# DATA start
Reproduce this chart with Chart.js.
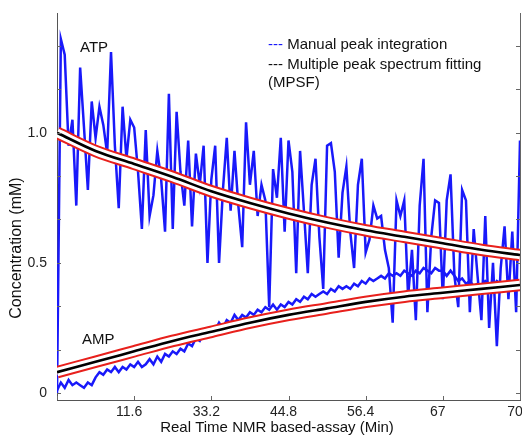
<!DOCTYPE html>
<html>
<head>
<meta charset="utf-8">
<script src="https://cdn.jsdelivr.net/npm/chart.js@4/dist/chart.umd.min.js"></script>
<style>
  html, body { margin: 0; padding: 0; background: #fff; }
  canvas { display: block; }
</style>
</head>
<body>
<canvas id="nmrChart" width="522" height="437"></canvas>
<script>
// manual peak integration (one value per acquisition)
var atpManual = [0, 1.36, 1.30, 0.95, 1.05, 0.72, 1.25, 1.02, 0.78, 1.12,
  0.98, 1.10, 1.03, 0.92, 1.31, 0.95, 0.71, 1.10, 0.90, 1.05,
  1.02, 0.85, 0.63, 1.01, 0.68, 0.76, 0.93, 0.82, 0.62, 1.15,
  0.63, 1.08, 0.85, 0.72, 0.97, 0.64, 0.92, 0.80, 0.95, 0.50,
  0.82, 0.95, 0.50, 0.78, 0.98, 0.70, 0.93, 0.72, 0.56, 1.04,
  0.80, 0.93, 0.68, 0.80, 0.74, 0.33, 0.86, 0.75, 0.98, 0.62,
  0.97, 0.85, 0.46, 0.93, 0.70, 0.46, 0.80, 0.90, 0.60, 0.40,
  0.95, 0.96, 0.85, 0.52, 0.77, 0.87, 0.62, 0.48, 0.80, 0.90,
  0.54, 0.59, 0.72, 0.67, 0.68, 0.55, 0.48, 0.27, 0.74, 0.68,
  0.74, 0.37, 0.55, 0.28, 0.72, 0.90, 0.31, 0.60, 0.74, 0.73,
  0.36, 0.74, 0.84, 0.45, 0.33, 0.78, 0.74, 0.31, 0.63, 0.45,
  0.28, 0.68, 0.25, 0.50, 0.18, 0.48, 0.64, 0.36, 0.62, 0.31, 0.97];

var ampManual = [0.01, 0.04, 0.02, 0.05, 0.03, 0.04, 0.03, 0.02, 0.04, 0.03,
  0.06, 0.08, 0.07, 0.09, 0.08, 0.10, 0.08, 0.10, 0.09, 0.11,
  0.10, 0.12, 0.10, 0.11, 0.13, 0.11, 0.14, 0.12, 0.15, 0.14,
  0.16, 0.15, 0.17, 0.16, 0.19, 0.18, 0.21, 0.20, 0.23, 0.22,
  0.25, 0.24, 0.27, 0.25, 0.28, 0.27, 0.30, 0.28, 0.30, 0.29,
  0.31, 0.30, 0.32, 0.31, 0.33, 0.32, 0.34, 0.32, 0.34, 0.33,
  0.35, 0.34, 0.36, 0.35, 0.37, 0.36, 0.38, 0.37, 0.38, 0.39,
  0.38, 0.40, 0.39, 0.41, 0.40, 0.41, 0.40, 0.42, 0.41, 0.43,
  0.42, 0.44, 0.43, 0.44, 0.45, 0.44, 0.46, 0.45, 0.46, 0.45,
  0.47, 0.46, 0.45, 0.47, 0.46, 0.48, 0.47, 0.46, 0.48, 0.47,
  0.47, 0.45, 0.47, 0.45, 0.43, 0.44, 0.42, 0.43, 0.41, 0.42,
  0.41, 0.43, 0.42, 0.41, 0.43, 0.42, 0.41, 0.43, 0.42, 0.41, 0.42];

// MPSF fits
var fitX = [0, 10, 20, 30, 40, 50, 60, 70, 80, 90, 100, 110, 120];
var atpFit = [1.00, 0.93, 0.88, 0.83, 0.775, 0.73, 0.69, 0.655, 0.625, 0.60, 0.575, 0.55, 0.53];
var ampFit = [0.08, 0.12, 0.16, 0.20, 0.235, 0.27, 0.30, 0.325, 0.35, 0.37, 0.385, 0.40, 0.415];

var xTickVals = [0, 20, 40, 60, 80, 100, 120];
var xTickLabels = ['', '11.6', '33.2', '44.8', '56.4', '67', '70'];
var yTickVals = [0, 0.167, 0.333, 0.5, 0.667, 0.833, 1.0, 1.167, 1.333];
var yTickLabels = ['0', '', '', '0.5', '', '', '1.0', '', ''];

var xTitle = 'Real Time NMR based-assay (Min)';
var yTitle = 'Concentration (mM)';
var legendLines = ['Manual peak integration', 'Multiple peak spectrum fitting', '(MPSF)'];

var BLUE = 'rgb(25,25,250)';
var RED = 'rgb(232,32,28)';
var FONT = '"Liberation Sans", Arial, sans-serif';

function manual(values) {
  return {
    data: values.map(function (v, i) { return { x: i, y: v }; }),
    borderColor: BLUE, borderWidth: 2.5, pointRadius: 0, tension: 0, order: 5
  };
}
function fit(values, color, width, order) {
  return {
    data: fitX.map(function (x, i) { return { x: x, y: values[i] }; }),
    borderColor: color, borderWidth: width, pointRadius: 0,
    cubicInterpolationMode: 'monotone', order: order
  };
}

var decor = {
  id: 'decor',
  afterDraw: function (chart) {
    var ctx = chart.ctx, a = chart.chartArea, x = chart.scales.x, y = chart.scales.y;
    ctx.save();
    ctx.strokeStyle = '#666';
    ctx.lineWidth = 1;
    ctx.beginPath();
    ctx.moveTo(a.right + 0.5, a.top);
    ctx.lineTo(a.right + 0.5, a.bottom);
    y.ticks.forEach(function (t) {
      var py = Math.round(y.getPixelForValue(t.value)) + 0.5;
      ctx.moveTo(a.left, py); ctx.lineTo(a.left + 4, py);
      ctx.moveTo(a.right, py); ctx.lineTo(a.right - 4, py);
    });
    x.ticks.forEach(function (t) {
      var px = Math.round(x.getPixelForValue(t.value)) + 0.5;
      ctx.moveTo(px, a.bottom); ctx.lineTo(px, a.bottom - 4);
    });
    ctx.stroke();

    ctx.fillStyle = '#111';
    ctx.font = '15px ' + FONT;
    ctx.textBaseline = 'middle';
    ctx.textAlign = 'center';
    ctx.fillText(xTitle, 277, 428);
    ctx.save();
    ctx.translate(17, 248);
    ctx.rotate(-Math.PI / 2);
    ctx.font = '16px ' + FONT;
    ctx.fillText(yTitle, 0, 0);
    ctx.restore();

    ctx.textAlign = 'left';
    ctx.fillText('ATP', 80, 48);
    ctx.fillText('AMP', 82, 340);

    ctx.fillStyle = BLUE;
    ctx.fillText('---', 268, 45);
    var dash = ctx.measureText('--- ').width;
    ctx.fillStyle = '#111';
    ctx.fillText(legendLines[0], 268 + dash, 45);
    ctx.fillText('--- ' + legendLines[1], 268, 65);
    ctx.fillText(legendLines[2], 268, 83);
    ctx.restore();
  }
};

new Chart(document.getElementById('nmrChart').getContext('2d'), {
  type: 'line',
  data: {
    datasets: [
      fit(atpFit, '#000', 2.6, 0),
      fit(ampFit, '#000', 2.6, 0),
      fit(atpFit, '#fff', 8.5, 1),
      fit(ampFit, '#fff', 8.5, 1),
      fit(atpFit, RED, 12.5, 2),
      fit(ampFit, RED, 12.5, 2),
      manual(ampManual),
      manual(atpManual)
    ]
  },
  options: {
    responsive: false,
    animation: false,
    events: [],
    devicePixelRatio: 1,
    layout: { padding: { top: 13, right: 2, left: 0, bottom: 0 } },
    plugins: { legend: { display: false }, tooltip: { enabled: false } },
    scales: {
      x: {
        type: 'linear', min: 0, max: 120,
        afterBuildTicks: function (s) { s.ticks = xTickVals.map(function (v) { return { value: v }; }); },
        afterFit: function (s) { s.height = 37; s.paddingLeft = 0; s.paddingRight = 0; },
        ticks: {
          autoSkip: false, maxRotation: 0, padding: 4, labelOffset: -5,
          color: '#222', font: { family: FONT, size: 14 },
          callback: function (v, i) { return xTickLabels[i]; }
        },
        grid: { display: false, drawTicks: false },
        border: { display: true, color: '#555', width: 1 }
      },
      y: {
        type: 'linear', min: -0.027, max: 1.46,
        afterBuildTicks: function (s) { s.ticks = yTickVals.map(function (v) { return { value: v }; }); },
        afterFit: function (s) { s.width = 57; s.paddingTop = 0; s.paddingBottom = 0; },
        ticks: {
          autoSkip: false, padding: 10,
          color: '#222', font: { family: FONT, size: 14 },
          callback: function (v, i) { return yTickLabels[i]; }
        },
        grid: { display: false, drawTicks: false },
        border: { display: true, color: '#555', width: 1 }
      }
    }
  },
  plugins: [decor]
});
</script>
</body>
</html>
# DATA end
→ SET PROBLEM:
Write out, word for word, the lines from the start of the data through the one holding "0.62, 0.31, 0.97];". Omit pictures.

→ TASK ANSWER:
Reproduce this chart with Chart.js.
<!DOCTYPE html>
<html>
<head>
<meta charset="utf-8">
<script src="https://cdn.jsdelivr.net/npm/chart.js@4/dist/chart.umd.min.js"></script>
<style>
  html, body { margin: 0; padding: 0; background: #fff; }
  canvas { display: block; }
</style>
</head>
<body>
<canvas id="nmrChart" width="522" height="437"></canvas>
<script>
// manual peak integration (one value per acquisition)
var atpManual = [0, 1.36, 1.30, 0.95, 1.05, 0.72, 1.25, 1.02, 0.78, 1.12,
  0.98, 1.10, 1.03, 0.92, 1.31, 0.95, 0.71, 1.10, 0.90, 1.05,
  1.02, 0.85, 0.63, 1.01, 0.68, 0.76, 0.93, 0.82, 0.62, 1.15,
  0.63, 1.08, 0.85, 0.72, 0.97, 0.64, 0.92, 0.80, 0.95, 0.50,
  0.82, 0.95, 0.50, 0.78, 0.98, 0.70, 0.93, 0.72, 0.56, 1.04,
  0.80, 0.93, 0.68, 0.80, 0.74, 0.33, 0.86, 0.75, 0.98, 0.62,
  0.97, 0.85, 0.46, 0.93, 0.70, 0.46, 0.80, 0.90, 0.60, 0.40,
  0.95, 0.96, 0.85, 0.52, 0.77, 0.87, 0.62, 0.48, 0.80, 0.90,
  0.54, 0.59, 0.72, 0.67, 0.68, 0.55, 0.48, 0.27, 0.74, 0.68,
  0.74, 0.37, 0.55, 0.28, 0.72, 0.90, 0.31, 0.60, 0.74, 0.73,
  0.36, 0.74, 0.84, 0.45, 0.33, 0.78, 0.74, 0.31, 0.63, 0.45,
  0.28, 0.68, 0.25, 0.50, 0.18, 0.48, 0.64, 0.36, 0.62, 0.31, 0.97];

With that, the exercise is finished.